▶ **WHAT YOU HAVE TO DO**: Pictures are excluded. Copy exactly, and only, the lines from the one containing "Output the Python" through the one containing "positions = np.arange(-300, 301, 10)", both ends included.

(Code that draws figures)
★ ★ ★ ★
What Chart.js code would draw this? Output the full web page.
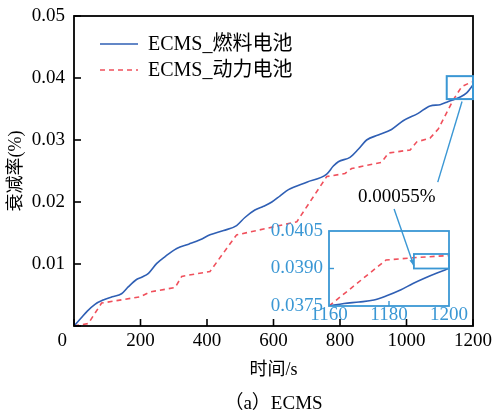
<!DOCTYPE html>
<html><head><meta charset="utf-8">
<script src="https://cdn.jsdelivr.net/npm/chart.js@4.4.1/dist/chart.umd.min.js"></script>
<style>
html,body{margin:0;padding:0;background:#fff;}
#wrap{position:relative;width:494px;height:414px;}
#main{position:absolute;left:0;top:0;}
#inset{position:absolute;left:255px;top:185px;}
</style></head><body>
<div id="wrap"><canvas id="main" width="494" height="414"></canvas><canvas id="inset" width="239" height="145"></canvas></div>
<script>
// ---- data ----
const seriesNames = ['ECMS_燃料电池', 'ECMS_动力电池'];
const timeFC = [0, 20, 40, 63, 88, 115, 143, 163, 188, 205, 224, 249, 274, 309, 345, 379, 409, 450, 489, 514, 544, 570, 595, 620, 645, 700, 760, 780, 795, 830, 855, 880, 915, 955, 990, 1035, 1071, 1101, 1121, 1141, 1160, 1181, 1200];
const fcValues = [0, 0.0012, 0.0024, 0.0035, 0.0042, 0.0047, 0.0052, 0.0063, 0.0075, 0.0079, 0.0085, 0.0101, 0.0112, 0.0125, 0.0132, 0.0139, 0.0147, 0.0154, 0.0162, 0.0175, 0.0187, 0.0193, 0.0200, 0.0210, 0.0220, 0.0232, 0.0245, 0.0258, 0.0265, 0.0272, 0.0285, 0.0300, 0.0308, 0.0317, 0.0331, 0.0343, 0.0355, 0.0357, 0.0361, 0.0365, 0.0369, 0.0376, 0.0389];
const timeBat = [0, 43, 83, 198, 229, 304, 324, 409, 489, 670, 760, 815, 835, 925, 946, 1011, 1031, 1071, 1096, 1141, 1166, 1189, 1200];
const batValues = [0, 0.0004, 0.0037, 0.0047, 0.0055, 0.0062, 0.0080, 0.0088, 0.0147, 0.0168, 0.0241, 0.0246, 0.0254, 0.0264, 0.0279, 0.0284, 0.0297, 0.0303, 0.0318, 0.0365, 0.0386, 0.0392, 0.0394];
const insetTimeFC = [1160, 1165, 1170, 1175, 1179, 1184, 1188, 1192, 1196, 1200];
const insetFC = [0.0375, 0.03760, 0.03766, 0.03774, 0.03790, 0.03815, 0.03840, 0.03862, 0.03882, 0.03900];
const insetTimeBat = [1160, 1179, 1188, 1200];
const insetBat = [0.0375, 0.03934, 0.03943, 0.03952];
const xTickValues = [0, 200, 400, 600, 800, 1000, 1200];
const yTickValues = [0, 0.01, 0.02, 0.03, 0.04, 0.05];
const insetXTicks = [1160, 1180, 1200];
const insetYTicks = [0.0375, 0.0390, 0.0405];
const gapLabel = '0.00055%';
const caption = '（a）ECMS';

// ---- styles ----
const FONT = "'Liberation Serif','Times New Roman','Noto Sans CJK SC',serif";
const BLUE = '#2f5fb4', RED = '#f0505c', LBLUE = '#3a97d4';
Chart.defaults.font.family = FONT;
Chart.defaults.color = '#000';

const pts = (xs, ys) => xs.map((x, i) => ({x: x, y: ys[i]}));
const setTicks = vals => s => { s.ticks = vals.map(v => ({value: v})); };
const fitTo = (prop, size) => s => { s[prop] = size; s.paddingTop = 0; s.paddingBottom = 0; s.paddingLeft = 0; s.paddingRight = 0; };

const mainPlugin = {
  id: 'mainDeco',
  afterDatasetsDraw(chart) {
    const {ctx, chartArea: a, scales: {x, y}} = chart;
    ctx.save();
    ctx.strokeStyle = '#000'; ctx.lineWidth = 1.6;
    xTickValues.forEach(v => { const px = x.getPixelForValue(v); ctx.beginPath(); ctx.moveTo(px, a.bottom); ctx.lineTo(px, a.bottom - 7); ctx.stroke(); });
    yTickValues.forEach(v => { const py = y.getPixelForValue(v); ctx.beginPath(); ctx.moveTo(a.left, py); ctx.lineTo(a.left + 7, py); ctx.stroke(); });
    ctx.lineWidth = 1.8;
    ctx.strokeRect(a.left, a.top, a.right - a.left, a.bottom - a.top);
    // zoom box + leader line
    ctx.strokeStyle = LBLUE; ctx.lineWidth = 2;
    const bx0 = x.getPixelForValue(1121), bx1 = x.getPixelForValue(1200);
    const by0 = y.getPixelForValue(0.0403), by1 = y.getPixelForValue(0.0366);
    ctx.strokeRect(bx0, by0, bx1 - bx0, by1 - by0);
    ctx.lineWidth = 1.4;
    ctx.beginPath(); ctx.moveTo(x.getPixelForValue(1167), y.getPixelForValue(0.0362)); ctx.lineTo(x.getPixelForValue(1094), y.getPixelForValue(0.0232)); ctx.stroke();
    // legend
    ctx.font = '20px ' + FONT; ctx.textBaseline = 'middle'; ctx.textAlign = 'left'; ctx.fillStyle = '#000';
    chart.data.datasets.forEach((d, i) => {
      const ly = 44 + 26 * i;
      ctx.strokeStyle = d.borderColor; ctx.lineWidth = d.borderWidth; ctx.setLineDash(d.borderDash || []);
      ctx.beginPath(); ctx.moveTo(100, ly); ctx.lineTo(138, ly); ctx.stroke();
      ctx.setLineDash([]);
      ctx.fillText(d.label, 148, ly + 1);
    });
    // gap label
    ctx.font = '19px ' + FONT; ctx.textAlign = 'center';
    ctx.fillText(gapLabel, x.getPixelForValue(971), y.getPixelForValue(0.0208));
    // caption
    ctx.fillText(caption, (a.left + a.right) / 2, 404);
    ctx.restore();
  }
};

new Chart(document.getElementById('main'), {
  type: 'line',
  data: {datasets: [
    {label: seriesNames[0], data: pts(timeFC, fcValues), borderColor: BLUE, borderWidth: 1.6, pointRadius: 0, cubicInterpolationMode: 'monotone'},
    {label: seriesNames[1], data: pts(timeBat, batValues), borderColor: RED, borderWidth: 1.6, borderDash: [5, 4], pointRadius: 0}
  ]},
  options: {
    responsive: false, animation: false, devicePixelRatio: 1,
    layout: {padding: {left: 0, right: 21, top: 16, bottom: 0}},
    plugins: {legend: {display: false}, tooltip: {enabled: false}},
    scales: {
      x: {type: 'linear', min: 0, max: 1200, afterBuildTicks: setTicks(xTickValues), afterFit: fitTo('height', 88),
        grid: {display: false, drawTicks: false}, border: {display: false},
        ticks: {padding: 4, color: '#000', font: {size: 19}, maxRotation: 0, autoSkip: false,
          callback: v => v === 0 ? '0\u00a0\u00a0\u00a0\u00a0\u00a0' : String(v)},
        title: {display: true, text: '时间/s', color: '#000', font: {size: 18}, padding: {top: 0, bottom: 33}}},
      y: {type: 'linear', min: 0, max: 0.05, afterBuildTicks: setTicks(yTickValues), afterFit: fitTo('width', 74),
        grid: {display: false, drawTicks: false}, border: {display: false},
        ticks: {padding: 9, color: '#000', font: {size: 19}, autoSkip: false,
          callback: v => v === 0 ? '' : v.toFixed(2)},
        title: {display: true, text: '衰减率(%)', color: '#000', font: {size: 18}, padding: {top: 5, bottom: 0}}}
    }
  },
  plugins: [mainPlugin]
});

const insetPlugin = {
  id: 'insetDeco',
  afterDatasetsDraw(chart) {
    const {ctx, chartArea: a, scales: {x, y}} = chart;
    ctx.save();
    ctx.strokeStyle = LBLUE; ctx.lineWidth = 1.8;
    ctx.strokeRect(a.left, a.top, a.right - a.left, a.bottom - a.top);
    ctx.lineWidth = 1.4;
    [0.0390].forEach(v => { const py = y.getPixelForValue(v); ctx.beginPath(); ctx.moveTo(a.left, py); ctx.lineTo(a.left + 5, py); ctx.stroke(); });
    [1180].forEach(v => { const px = x.getPixelForValue(v); ctx.beginPath(); ctx.moveTo(px, a.bottom); ctx.lineTo(px, a.bottom - 5); ctx.stroke(); });
    // small gap box
    const rx0 = x.getPixelForValue(1188.3), rx1 = x.getPixelForValue(1200);
    const ry0 = y.getPixelForValue(0.03958), ry1 = y.getPixelForValue(0.0390);
    ctx.lineWidth = 1.8;
    ctx.strokeRect(rx0, ry0, rx1 - rx0, ry1 - ry0);
    // arrow
    const sx = x.getPixelForValue(1181.7), sy = y.getPixelForValue(0.04138);
    const tx = x.getPixelForValue(1188.3), ty = y.getPixelForValue(0.0391);
    ctx.lineWidth = 1.4;
    ctx.beginPath(); ctx.moveTo(sx, sy); ctx.lineTo(tx, ty); ctx.stroke();
    const ang = Math.atan2(ty - sy, tx - sx), hl = 7;
    ctx.fillStyle = LBLUE;
    ctx.beginPath(); ctx.moveTo(tx, ty);
    ctx.lineTo(tx - hl * Math.cos(ang - 0.35), ty - hl * Math.sin(ang - 0.35));
    ctx.lineTo(tx - hl * Math.cos(ang + 0.35), ty - hl * Math.sin(ang + 0.35));
    ctx.closePath(); ctx.fill();
    ctx.restore();
  }
};

new Chart(document.getElementById('inset'), {
  type: 'line',
  data: {datasets: [
    {label: seriesNames[0], data: pts(insetTimeFC, insetFC), borderColor: BLUE, borderWidth: 1.6, pointRadius: 0, cubicInterpolationMode: 'monotone'},
    {label: seriesNames[1], data: pts(insetTimeBat, insetBat), borderColor: RED, borderWidth: 1.6, borderDash: [5, 4], pointRadius: 0}
  ]},
  options: {
    responsive: false, animation: false, devicePixelRatio: 1,
    layout: {padding: {left: 0, right: 45, top: 46, bottom: 0}},
    plugins: {legend: {display: false}, tooltip: {enabled: false}},
    scales: {
      x: {type: 'linear', min: 1160, max: 1200, afterBuildTicks: setTicks(insetXTicks), afterFit: fitTo('height', 24),
        grid: {display: false, drawTicks: false}, border: {display: false},
        ticks: {padding: -2, color: LBLUE, font: {size: 19}, maxRotation: 0, autoSkip: false, callback: v => String(v)}},
      y: {type: 'linear', min: 0.0375, max: 0.0405, afterBuildTicks: setTicks(insetYTicks), afterFit: fitTo('width', 74),
        grid: {display: false, drawTicks: false}, border: {display: false},
        ticks: {padding: 6, color: LBLUE, font: {size: 19}, autoSkip: false, callback: v => v.toFixed(4)}}
    }
  },
  plugins: [insetPlugin]
});
</script>
</body></html>
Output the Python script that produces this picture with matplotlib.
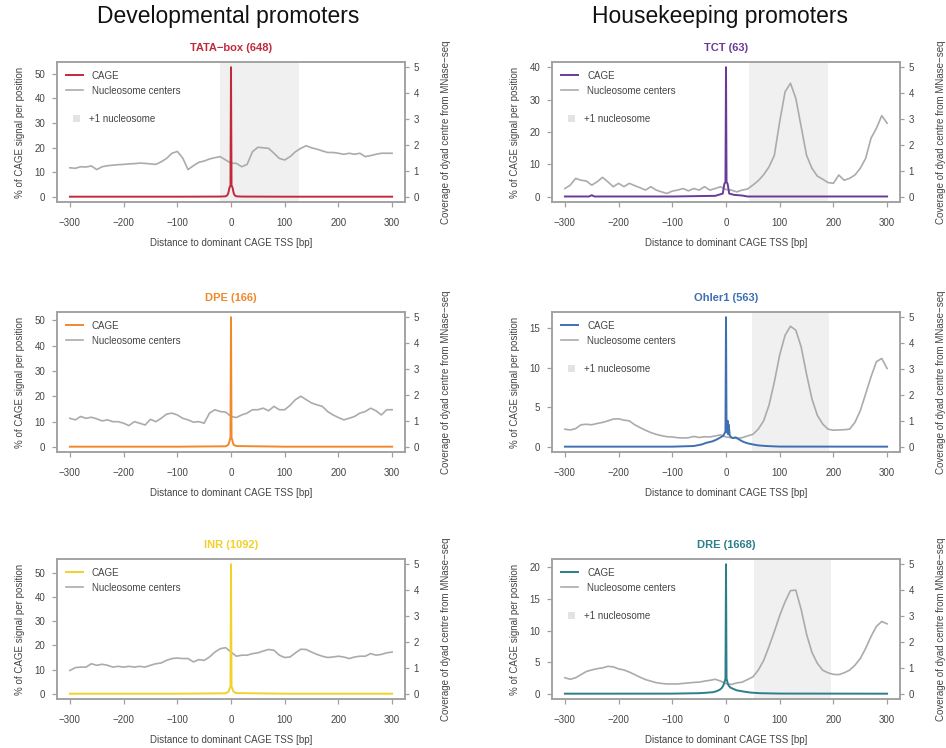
import numpy as np
import matplotlib
matplotlib.use("Agg")
import matplotlib.pyplot as plt
from matplotlib.lines import Line2D
from matplotlib.patches import Patch

plt.rcParams['font.family'] = ['Liberation Sans', 'DejaVu Sans']

# ---------------- data ----------------
positions = np.arange(-300, 301, 10)   # nucleosome profile grid (bp)

nuc_tata = [1.12, 1.10, 1.16, 1.15, 1.19, 1.05, 1.16, 1.20, 1.22, 1.24,
            1.25, 1.27, 1.28, 1.30, 1.29, 1.27, 1.25, 1.35, 1.48, 1.68,
            1.75, 1.50, 1.05, 1.20, 1.33, 1.38, 1.46, 1.51, 1.55, 1.42,
            1.30, 1.29, 1.16, 1.25, 1.74, 1.91, 1.89, 1.87, 1.68, 1.48,
            1.42, 1.55, 1.74, 1.87, 1.97, 1.89, 1.84, 1.77, 1.71, 1.71,
            1.68, 1.64, 1.68, 1.64, 1.68, 1.55, 1.59, 1.64, 1.68, 1.68, 1.68]
nuc_tct = [0.32, 0.45, 0.71, 0.64, 0.61, 0.45, 0.58, 0.75, 0.58, 0.39,
           0.52, 0.39, 0.52, 0.43, 0.35, 0.26, 0.39, 0.26, 0.19, 0.13,
           0.22, 0.26, 0.32, 0.23, 0.32, 0.26, 0.39, 0.26, 0.32, 0.39,
           0.28, 0.26, 0.19, 0.26, 0.30, 0.45, 0.62, 0.85, 1.15, 1.60,
           2.90, 4.05, 4.38, 3.80, 2.70, 1.60, 1.10, 0.80, 0.68, 0.55,
           0.52, 0.84, 0.64, 0.71, 0.84, 1.10, 1.48, 2.26, 2.64, 3.13, 2.84]
nuc_dpe = [1.10, 1.04, 1.17, 1.10, 1.14, 1.08, 1.00, 1.04, 0.97, 0.97,
           0.91, 0.82, 0.97, 0.91, 0.84, 1.06, 0.97, 1.10, 1.26, 1.30,
           1.23, 1.10, 1.04, 0.95, 0.97, 0.91, 1.30, 1.43, 1.36, 1.34,
           1.17, 1.13, 1.23, 1.30, 1.43, 1.43, 1.49, 1.39, 1.56, 1.43,
           1.43, 1.60, 1.82, 1.95, 1.82, 1.69, 1.62, 1.56, 1.36, 1.23,
           1.13, 1.04, 1.10, 1.17, 1.30, 1.36, 1.49, 1.39, 1.23, 1.43, 1.43]
nuc_ohler = [0.68, 0.65, 0.70, 0.85, 0.87, 0.85, 0.90, 0.94, 1.00, 1.07,
             1.08, 1.03, 1.00, 0.85, 0.74, 0.64, 0.55, 0.48, 0.43, 0.39,
             0.38, 0.35, 0.34, 0.35, 0.40, 0.36, 0.39, 0.38, 0.42, 0.46,
             0.38, 0.35, 0.33, 0.35, 0.42, 0.48, 0.68, 1.00, 1.60, 2.50,
             3.55, 4.30, 4.65, 4.50, 3.85, 2.80, 1.85, 1.22, 0.88, 0.68,
             0.64, 0.65, 0.66, 0.68, 0.94, 1.39, 2.04, 2.70, 3.28, 3.41, 3.02]
nuc_inr = [0.90, 1.01, 1.03, 1.03, 1.16, 1.10, 1.14, 1.10, 1.03, 1.06,
           1.03, 1.06, 1.03, 1.06, 1.03, 1.10, 1.16, 1.19, 1.29, 1.36,
           1.38, 1.36, 1.36, 1.23, 1.32, 1.29, 1.42, 1.61, 1.74, 1.78,
           1.61, 1.45, 1.49, 1.49, 1.55, 1.58, 1.65, 1.71, 1.68, 1.49,
           1.40, 1.42, 1.58, 1.72, 1.71, 1.61, 1.52, 1.45, 1.40, 1.42,
           1.45, 1.42, 1.36, 1.42, 1.45, 1.45, 1.55, 1.49, 1.52, 1.58, 1.61]
nuc_dre = [0.62, 0.56, 0.62, 0.74, 0.86, 0.92, 0.97, 1.00, 1.06, 1.04,
           0.96, 0.92, 0.84, 0.74, 0.64, 0.55, 0.49, 0.43, 0.40, 0.38,
           0.38, 0.38, 0.40, 0.42, 0.44, 0.45, 0.49, 0.52, 0.56, 0.49,
           0.39, 0.36, 0.42, 0.45, 0.55, 0.65, 0.91, 1.28, 1.82, 2.40,
           3.02, 3.55, 3.98, 4.00, 3.25, 2.30, 1.60, 1.18, 0.91, 0.81,
           0.75, 0.74, 0.81, 0.91, 1.10, 1.36, 1.75, 2.21, 2.60, 2.79, 2.70]

# CAGE signal (% per position), sparse positions near the TSS
cage_x_tata = [-300, -100, -20, -10, -7, -5, -4, -3, -2, -1, 0, 1, 2, 3, 4, 5, 7, 10, 20, 100, 300]
cage_y_tata = [0.05, 0.05, 0.1, 0.2, 0.6, 1.5, 2.5, 3.6, 4.2, 4.5, 52.7, 4.5, 4.2, 3.6, 2.5, 1.5, 0.6, 0.2, 0.1, 0.05, 0.05]
cage_x_tct = [-300, -255, -250, -245, -100, -20, -6, -4, -3, -2, -1, 0, 1, 2, 3, 4, 6, 15, 30, 40, 300]
cage_y_tct = [0.1, 0.1, 0.5, 0.1, 0.1, 0.3, 1.0, 3.0, 4.0, 4.3, 4.5, 40.0, 4.5, 4.3, 4.0, 3.0, 1.0, 0.6, 0.4, 0.1, 0.1]
cage_x_dpe = [-300, -100, -10, -5, -3, -2, -1, 0, 1, 2, 3, 5, 10, 100, 300]
cage_y_dpe = [0.05, 0.05, 0.2, 0.8, 2.0, 3.0, 3.4, 51.3, 3.4, 3.0, 2.0, 0.8, 0.3, 0.05, 0.05]
cage_x_ohler = [-300, -100, -60, -45, -37, -25, -18, -10, -5, -2, -1, 0, 1, 2, 3, 4, 5, 7, 10, 13, 18, 25, 32, 40, 50, 60, 75, 100, 300]
cage_y_ohler = [0.02, 0.02, 0.1, 0.3, 0.5, 0.7, 0.9, 1.2, 1.4, 1.8, 2.0, 16.4, 2.2, 1.8, 3.3, 1.6, 2.8, 1.4, 1.2, 1.1, 1.2, 0.9, 0.64, 0.45, 0.3, 0.18, 0.1, 0.03, 0.02]
cage_x_inr = [-300, -100, -10, -5, -3, -2, -1, 0, 1, 2, 3, 5, 10, 100, 300]
cage_y_inr = [0.05, 0.05, 0.2, 0.8, 1.8, 2.5, 2.8, 53.5, 2.8, 2.5, 1.8, 0.8, 0.3, 0.05, 0.05]
cage_x_dre = [-300, -100, -50, -35, -24, -18, -12, -8, -5, -3, -2, -1, 0, 1, 2, 3, 5, 8, 13, 20, 32, 45, 63, 100, 300]
cage_y_dre = [0.02, 0.03, 0.1, 0.18, 0.26, 0.4, 0.63, 0.9, 1.3, 1.8, 2.1, 2.4, 20.5, 2.4, 2.1, 1.7, 1.3, 1.0, 0.8, 0.55, 0.37, 0.2, 0.1, 0.04, 0.02]

titles = ["TATA\u2212box (648)", "TCT (63)", "DPE (166)", "Ohler1 (563)", "INR (1092)", "DRE (1668)"]
colors = ["#C22A3C", "#6B3A98", "#F0892A", "#3F6FB3", "#F2D12A", "#2C7E8A"]
left_ticks = [[0, 10, 20, 30, 40, 50], [0, 10, 20, 30, 40], [0, 10, 20, 30, 40, 50],
              [0, 5, 10, 15], [0, 10, 20, 30, 40, 50], [0, 5, 10, 15, 20]]
nuc_spans = [(-20, 127), (42, 190), None, (49, 192), None, (52, 196)]
col_headers = ["Developmental promoters", "Housekeeping promoters"]

nucs = [nuc_tata, nuc_tct, nuc_dpe, nuc_ohler, nuc_inr, nuc_dre]
cage_xs = [cage_x_tata, cage_x_tct, cage_x_dpe, cage_x_ohler, cage_x_inr, cage_x_dre]
cage_ys = [cage_y_tata, cage_y_tct, cage_y_dpe, cage_y_ohler, cage_y_inr, cage_y_dre]

# ---------------- layout ----------------
W, H = 946, 748
fig = plt.figure(figsize=(W / 100, H / 100), dpi=100)

col_left = [57, 552]
row_top = [62, 312, 559]
ax_w, ax_h = 348, 140

TXT = "#454545"
SPINE = "#A0A0A0"
NUC = "#ABABAB"

for i in range(6):
    r, c = divmod(i, 2)
    l = col_left[c] / W
    b = 1 - (row_top[r] + ax_h) / H
    ax = fig.add_axes([l, b, ax_w / W, ax_h / H])
    ax2 = ax.twinx()
    ax.set_zorder(ax2.get_zorder() + 1)
    ax.patch.set_visible(False)

    span = nuc_spans[i]
    if span is not None:
        ax2.axvspan(span[0], span[1], color="#F0F0F0", lw=0, zorder=0)
    ax2.plot(positions, nucs[i], color=NUC, lw=1.2, zorder=2)
    ax.plot(cage_xs[i], cage_ys[i], color=colors[i], lw=1.4, zorder=3)

    ax.set_xlim(-324, 324)
    ymax = max(cage_ys[i])
    ax.set_ylim(-0.04 * ymax, 1.04 * ymax)
    ax.set_yticks(left_ticks[i])
    ax.set_xticks([-300, -200, -100, 0, 100, 200, 300])
    ax2.set_ylim(-0.2, 5.2)
    ax2.set_yticks([0, 1, 2, 3, 4, 5])

    for a in (ax, ax2):
        for s in a.spines.values():
            s.set_color(SPINE)
            s.set_linewidth(1.1)
    ax.tick_params(axis="x", length=3.5, width=0.9, color=SPINE, labelcolor=TXT, labelsize=7, pad=8)
    ax.tick_params(axis="y", length=3.5, width=0.9, color=SPINE, labelcolor=TXT, labelsize=7, pad=5)
    ax2.tick_params(axis="y", length=3, width=0.9, color=SPINE, labelcolor=TXT, labelsize=7, pad=3)

    ax.set_title(titles[i], color=colors[i], fontweight="bold", fontsize=8, pad=8)
    ax.set_xlabel("Distance to dominant CAGE TSS [bp]", fontsize=7, color=TXT, labelpad=7)
    ax.set_ylabel("% of CAGE signal per position", fontsize=7, color=TXT, labelpad=7)
    ax2.set_ylabel("Coverage of dyad centre from MNase\u2212seq", fontsize=7, color=TXT, labelpad=16)

    handles = [Line2D([], [], color=colors[i], lw=1.4), Line2D([], [], color=NUC, lw=1.2)]
    leg1 = ax.legend(handles, ["CAGE", "Nucleosome centers"], loc="upper left",
                     bbox_to_anchor=(0.0, 1.0), frameon=False, fontsize=7,
                     handlelength=1.8, handletextpad=0.9, labelspacing=0.5,
                     borderaxespad=0.5, borderpad=0.4)
    for t in leg1.get_texts():
        t.set_color(TXT)
    if span is not None:
        ax.add_artist(leg1)
        leg2 = ax.legend([Patch(facecolor="#E3E3E3", edgecolor="none")], ["+1 nucleosome"],
                         loc="upper left", bbox_to_anchor=(0.02, 0.69), frameon=False,
                         fontsize=7, handlelength=0.8, handleheight=0.8,
                         handletextpad=0.9, borderaxespad=0.5, borderpad=0.4)
        for t in leg2.get_texts():
            t.set_color(TXT)

fig.text(228 / W, 1 - 16 / H, col_headers[0], ha="center", va="center", fontsize=16.5, color="#111111")
fig.text(720 / W, 1 - 16 / H, col_headers[1], ha="center", va="center", fontsize=16.5, color="#111111")

fig.savefig("out.png", dpi=100)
★ ★ ★ ★
▶ **CORRECT RESULT**:
Output the Python script that produces this picture with matplotlib.
import numpy as np
import matplotlib
matplotlib.use("Agg")
import matplotlib.pyplot as plt
from matplotlib.lines import Line2D
from matplotlib.patches import Patch

plt.rcParams['font.family'] = ['Liberation Sans', 'DejaVu Sans']

# ---------------- data ----------------
positions = np.arange(-300, 301, 10)   # nucleosome profile grid (bp)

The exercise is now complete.